— Direction —
Beneath this line are entries. Copy the range from the line with "Generate a Python" to the line with "mfc='#d23a3a', mec='#d23a3a', zorder=4)", ends included, exactly; leave pictures out.

— Stored rows —
* * * *
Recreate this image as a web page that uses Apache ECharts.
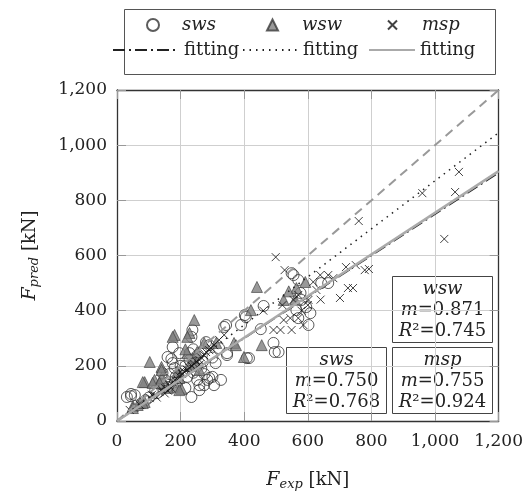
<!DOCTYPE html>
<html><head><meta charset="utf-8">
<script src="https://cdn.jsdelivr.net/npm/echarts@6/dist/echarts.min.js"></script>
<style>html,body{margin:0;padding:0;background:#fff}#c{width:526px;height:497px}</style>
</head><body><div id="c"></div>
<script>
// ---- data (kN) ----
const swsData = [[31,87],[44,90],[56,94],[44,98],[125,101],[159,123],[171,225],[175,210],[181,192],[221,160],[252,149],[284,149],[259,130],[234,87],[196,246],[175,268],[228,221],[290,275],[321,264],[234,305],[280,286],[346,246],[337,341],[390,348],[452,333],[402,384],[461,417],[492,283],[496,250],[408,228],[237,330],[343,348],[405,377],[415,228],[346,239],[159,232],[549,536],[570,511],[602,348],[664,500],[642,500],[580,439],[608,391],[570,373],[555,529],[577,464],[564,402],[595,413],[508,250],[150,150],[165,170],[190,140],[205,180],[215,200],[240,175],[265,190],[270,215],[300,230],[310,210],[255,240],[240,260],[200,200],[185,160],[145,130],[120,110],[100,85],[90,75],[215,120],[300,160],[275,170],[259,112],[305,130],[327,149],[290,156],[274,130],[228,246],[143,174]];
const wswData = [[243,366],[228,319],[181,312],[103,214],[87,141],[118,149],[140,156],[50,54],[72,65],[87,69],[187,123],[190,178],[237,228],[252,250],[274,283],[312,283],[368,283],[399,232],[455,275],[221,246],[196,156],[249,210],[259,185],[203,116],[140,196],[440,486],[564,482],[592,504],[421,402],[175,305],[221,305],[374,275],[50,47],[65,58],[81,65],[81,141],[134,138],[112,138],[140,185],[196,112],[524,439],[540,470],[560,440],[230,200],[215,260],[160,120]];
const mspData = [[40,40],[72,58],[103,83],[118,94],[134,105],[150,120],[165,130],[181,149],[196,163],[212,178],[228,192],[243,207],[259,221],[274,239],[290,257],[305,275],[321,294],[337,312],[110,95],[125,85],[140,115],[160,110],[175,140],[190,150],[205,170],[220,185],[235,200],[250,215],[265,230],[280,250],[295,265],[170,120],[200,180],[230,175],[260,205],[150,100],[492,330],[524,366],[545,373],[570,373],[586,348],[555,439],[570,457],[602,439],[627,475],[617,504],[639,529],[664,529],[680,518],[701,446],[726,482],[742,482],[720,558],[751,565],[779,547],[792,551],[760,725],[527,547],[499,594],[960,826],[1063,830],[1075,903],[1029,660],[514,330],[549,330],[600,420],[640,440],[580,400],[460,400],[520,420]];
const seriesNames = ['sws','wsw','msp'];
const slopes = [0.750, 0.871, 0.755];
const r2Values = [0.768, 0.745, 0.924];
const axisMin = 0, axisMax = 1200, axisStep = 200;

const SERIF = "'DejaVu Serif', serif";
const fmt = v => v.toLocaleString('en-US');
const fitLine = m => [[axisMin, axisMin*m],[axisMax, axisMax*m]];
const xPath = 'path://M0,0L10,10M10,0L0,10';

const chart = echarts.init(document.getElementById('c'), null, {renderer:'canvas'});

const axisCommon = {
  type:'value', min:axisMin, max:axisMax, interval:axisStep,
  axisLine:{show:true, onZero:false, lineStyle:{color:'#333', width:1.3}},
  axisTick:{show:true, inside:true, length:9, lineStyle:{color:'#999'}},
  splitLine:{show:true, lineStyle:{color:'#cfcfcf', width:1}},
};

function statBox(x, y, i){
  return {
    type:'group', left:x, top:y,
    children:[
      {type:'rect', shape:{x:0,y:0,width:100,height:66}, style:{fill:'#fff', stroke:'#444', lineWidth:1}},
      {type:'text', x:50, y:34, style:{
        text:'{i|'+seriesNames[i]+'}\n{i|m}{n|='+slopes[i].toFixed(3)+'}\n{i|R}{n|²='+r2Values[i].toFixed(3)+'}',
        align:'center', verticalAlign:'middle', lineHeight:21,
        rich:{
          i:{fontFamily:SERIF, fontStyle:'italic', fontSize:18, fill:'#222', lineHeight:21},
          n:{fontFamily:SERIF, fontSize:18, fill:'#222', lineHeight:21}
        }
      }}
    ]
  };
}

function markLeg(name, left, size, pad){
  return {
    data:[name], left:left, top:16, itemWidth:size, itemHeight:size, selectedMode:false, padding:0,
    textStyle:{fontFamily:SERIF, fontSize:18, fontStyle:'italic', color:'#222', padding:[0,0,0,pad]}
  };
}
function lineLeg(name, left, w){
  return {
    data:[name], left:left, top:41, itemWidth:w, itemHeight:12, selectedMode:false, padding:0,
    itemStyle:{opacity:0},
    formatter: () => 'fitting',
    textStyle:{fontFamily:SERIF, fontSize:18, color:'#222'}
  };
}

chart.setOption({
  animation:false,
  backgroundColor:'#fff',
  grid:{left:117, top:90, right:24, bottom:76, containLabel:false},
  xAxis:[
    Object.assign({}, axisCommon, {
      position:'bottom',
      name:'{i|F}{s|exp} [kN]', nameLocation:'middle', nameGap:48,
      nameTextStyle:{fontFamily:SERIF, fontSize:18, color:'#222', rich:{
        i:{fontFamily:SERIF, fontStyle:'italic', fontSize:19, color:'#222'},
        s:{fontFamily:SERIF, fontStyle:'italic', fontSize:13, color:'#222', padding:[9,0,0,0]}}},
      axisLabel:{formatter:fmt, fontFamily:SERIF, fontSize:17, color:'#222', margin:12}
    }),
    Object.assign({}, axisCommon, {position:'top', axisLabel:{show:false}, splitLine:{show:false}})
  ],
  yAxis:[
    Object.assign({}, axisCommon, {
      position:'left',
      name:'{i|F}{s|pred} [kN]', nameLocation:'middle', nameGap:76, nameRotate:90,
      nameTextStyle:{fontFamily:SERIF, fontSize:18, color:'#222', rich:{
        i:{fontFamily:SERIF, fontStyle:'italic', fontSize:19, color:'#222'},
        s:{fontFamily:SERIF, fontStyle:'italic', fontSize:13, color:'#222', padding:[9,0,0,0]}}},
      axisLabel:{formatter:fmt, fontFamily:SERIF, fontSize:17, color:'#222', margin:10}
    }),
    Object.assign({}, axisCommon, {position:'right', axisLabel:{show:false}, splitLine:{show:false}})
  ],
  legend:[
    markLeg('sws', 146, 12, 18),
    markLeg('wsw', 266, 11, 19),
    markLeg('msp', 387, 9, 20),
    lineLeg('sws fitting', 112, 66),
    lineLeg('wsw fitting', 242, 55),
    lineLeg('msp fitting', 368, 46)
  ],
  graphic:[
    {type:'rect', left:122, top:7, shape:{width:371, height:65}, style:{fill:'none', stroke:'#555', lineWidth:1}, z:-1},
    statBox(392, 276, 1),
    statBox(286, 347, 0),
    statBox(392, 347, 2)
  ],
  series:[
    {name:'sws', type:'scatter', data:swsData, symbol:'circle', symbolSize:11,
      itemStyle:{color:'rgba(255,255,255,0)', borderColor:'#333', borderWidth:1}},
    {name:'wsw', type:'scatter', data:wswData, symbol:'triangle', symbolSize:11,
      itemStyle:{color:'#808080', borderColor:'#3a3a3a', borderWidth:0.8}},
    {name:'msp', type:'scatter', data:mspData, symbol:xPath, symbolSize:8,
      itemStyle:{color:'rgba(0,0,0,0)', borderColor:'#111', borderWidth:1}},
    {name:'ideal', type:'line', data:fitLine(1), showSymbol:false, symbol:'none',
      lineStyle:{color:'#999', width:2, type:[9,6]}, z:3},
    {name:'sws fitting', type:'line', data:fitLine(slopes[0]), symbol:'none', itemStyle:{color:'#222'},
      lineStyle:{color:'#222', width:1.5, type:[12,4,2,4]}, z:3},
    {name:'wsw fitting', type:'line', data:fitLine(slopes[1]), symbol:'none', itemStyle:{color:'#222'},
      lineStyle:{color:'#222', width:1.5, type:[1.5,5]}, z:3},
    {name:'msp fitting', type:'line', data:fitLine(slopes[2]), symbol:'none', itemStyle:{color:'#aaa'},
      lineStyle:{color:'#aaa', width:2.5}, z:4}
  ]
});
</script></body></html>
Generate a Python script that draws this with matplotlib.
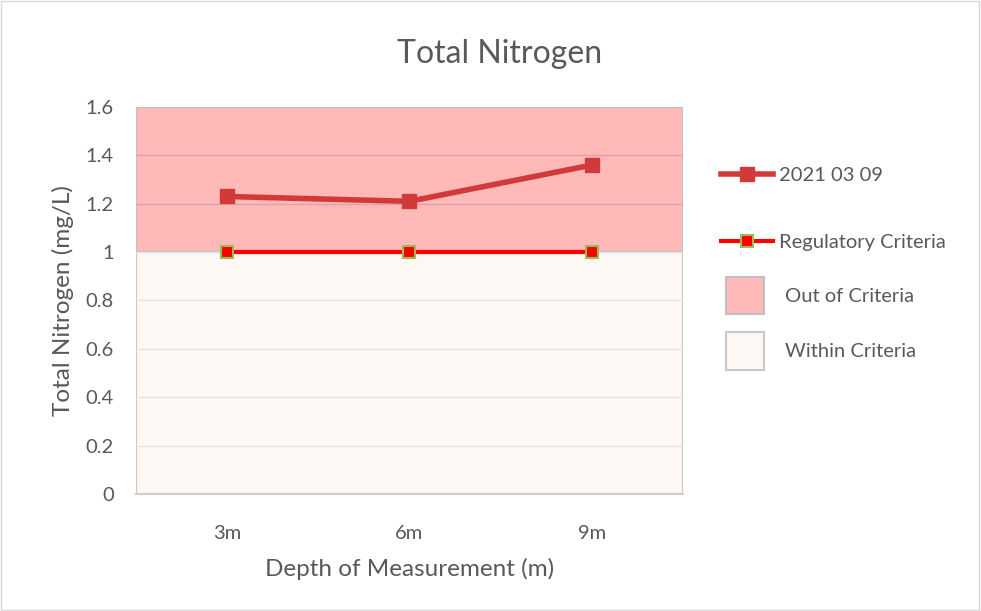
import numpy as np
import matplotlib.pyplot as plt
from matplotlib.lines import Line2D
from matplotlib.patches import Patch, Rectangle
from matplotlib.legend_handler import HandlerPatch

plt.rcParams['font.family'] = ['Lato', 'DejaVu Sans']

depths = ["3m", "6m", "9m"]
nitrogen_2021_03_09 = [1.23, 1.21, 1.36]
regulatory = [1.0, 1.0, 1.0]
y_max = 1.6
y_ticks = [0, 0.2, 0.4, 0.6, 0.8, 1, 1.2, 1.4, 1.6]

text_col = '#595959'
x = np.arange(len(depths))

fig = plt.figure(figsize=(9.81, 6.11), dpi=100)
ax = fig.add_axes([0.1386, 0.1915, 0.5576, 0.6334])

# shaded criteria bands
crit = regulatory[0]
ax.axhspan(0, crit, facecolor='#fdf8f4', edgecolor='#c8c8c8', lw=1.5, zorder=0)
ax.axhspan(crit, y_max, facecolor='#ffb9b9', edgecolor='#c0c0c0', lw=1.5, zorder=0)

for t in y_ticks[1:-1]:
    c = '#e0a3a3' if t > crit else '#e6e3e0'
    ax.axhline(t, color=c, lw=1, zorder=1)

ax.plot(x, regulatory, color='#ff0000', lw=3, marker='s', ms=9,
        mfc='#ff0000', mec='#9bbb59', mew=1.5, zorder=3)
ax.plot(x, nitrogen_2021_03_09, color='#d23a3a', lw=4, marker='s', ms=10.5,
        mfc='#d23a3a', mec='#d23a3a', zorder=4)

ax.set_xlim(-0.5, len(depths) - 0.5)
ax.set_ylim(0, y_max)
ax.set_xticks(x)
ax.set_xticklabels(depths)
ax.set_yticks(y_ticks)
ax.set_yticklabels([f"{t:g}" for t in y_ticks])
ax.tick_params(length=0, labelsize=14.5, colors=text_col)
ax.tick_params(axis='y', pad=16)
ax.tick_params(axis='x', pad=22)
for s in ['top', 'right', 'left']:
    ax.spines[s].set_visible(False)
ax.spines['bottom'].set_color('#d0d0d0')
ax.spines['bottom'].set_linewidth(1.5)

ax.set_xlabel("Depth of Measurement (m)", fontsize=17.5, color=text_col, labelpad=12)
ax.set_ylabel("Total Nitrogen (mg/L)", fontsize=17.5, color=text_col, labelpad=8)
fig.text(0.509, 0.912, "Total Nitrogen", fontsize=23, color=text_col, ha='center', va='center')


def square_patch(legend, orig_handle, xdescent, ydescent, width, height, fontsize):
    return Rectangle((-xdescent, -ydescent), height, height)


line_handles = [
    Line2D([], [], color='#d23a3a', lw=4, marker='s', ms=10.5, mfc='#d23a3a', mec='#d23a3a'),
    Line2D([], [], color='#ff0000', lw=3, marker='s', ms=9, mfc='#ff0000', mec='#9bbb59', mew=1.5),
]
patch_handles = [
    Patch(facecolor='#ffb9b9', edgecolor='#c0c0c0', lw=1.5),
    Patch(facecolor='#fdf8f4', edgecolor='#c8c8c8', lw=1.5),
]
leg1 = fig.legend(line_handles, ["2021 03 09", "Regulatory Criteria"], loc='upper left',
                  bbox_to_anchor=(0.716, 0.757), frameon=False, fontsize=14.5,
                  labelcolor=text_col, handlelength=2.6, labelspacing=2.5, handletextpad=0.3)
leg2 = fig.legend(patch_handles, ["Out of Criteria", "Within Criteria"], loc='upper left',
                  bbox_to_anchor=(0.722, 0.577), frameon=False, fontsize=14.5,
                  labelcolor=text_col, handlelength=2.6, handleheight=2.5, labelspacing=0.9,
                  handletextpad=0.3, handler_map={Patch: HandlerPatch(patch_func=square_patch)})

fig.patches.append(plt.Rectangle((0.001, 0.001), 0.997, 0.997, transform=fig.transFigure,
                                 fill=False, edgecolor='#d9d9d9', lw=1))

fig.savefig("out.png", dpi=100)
* * * *
— Exercise result —
Generate a Python script that draws this with matplotlib.
import numpy as np
import matplotlib.pyplot as plt
from matplotlib.lines import Line2D
from matplotlib.patches import Patch, Rectangle
from matplotlib.legend_handler import HandlerPatch

plt.rcParams['font.family'] = ['Lato', 'DejaVu Sans']

depths = ["3m", "6m", "9m"]
nitrogen_2021_03_09 = [1.23, 1.21, 1.36]
regulatory = [1.0, 1.0, 1.0]
y_max = 1.6
y_ticks = [0, 0.2, 0.4, 0.6, 0.8, 1, 1.2, 1.4, 1.6]

text_col = '#595959'
x = np.arange(len(depths))

fig = plt.figure(figsize=(9.81, 6.11), dpi=100)
ax = fig.add_axes([0.1386, 0.1915, 0.5576, 0.6334])

# shaded criteria bands
crit = regulatory[0]
ax.axhspan(0, crit, facecolor='#fdf8f4', edgecolor='#c8c8c8', lw=1.5, zorder=0)
ax.axhspan(crit, y_max, facecolor='#ffb9b9', edgecolor='#c0c0c0', lw=1.5, zorder=0)

for t in y_ticks[1:-1]:
    c = '#e0a3a3' if t > crit else '#e6e3e0'
    ax.axhline(t, color=c, lw=1, zorder=1)

ax.plot(x, regulatory, color='#ff0000', lw=3, marker='s', ms=9,
        mfc='#ff0000', mec='#9bbb59', mew=1.5, zorder=3)
ax.plot(x, nitrogen_2021_03_09, color='#d23a3a', lw=4, marker='s', ms=10.5,
        mfc='#d23a3a', mec='#d23a3a', zorder=4)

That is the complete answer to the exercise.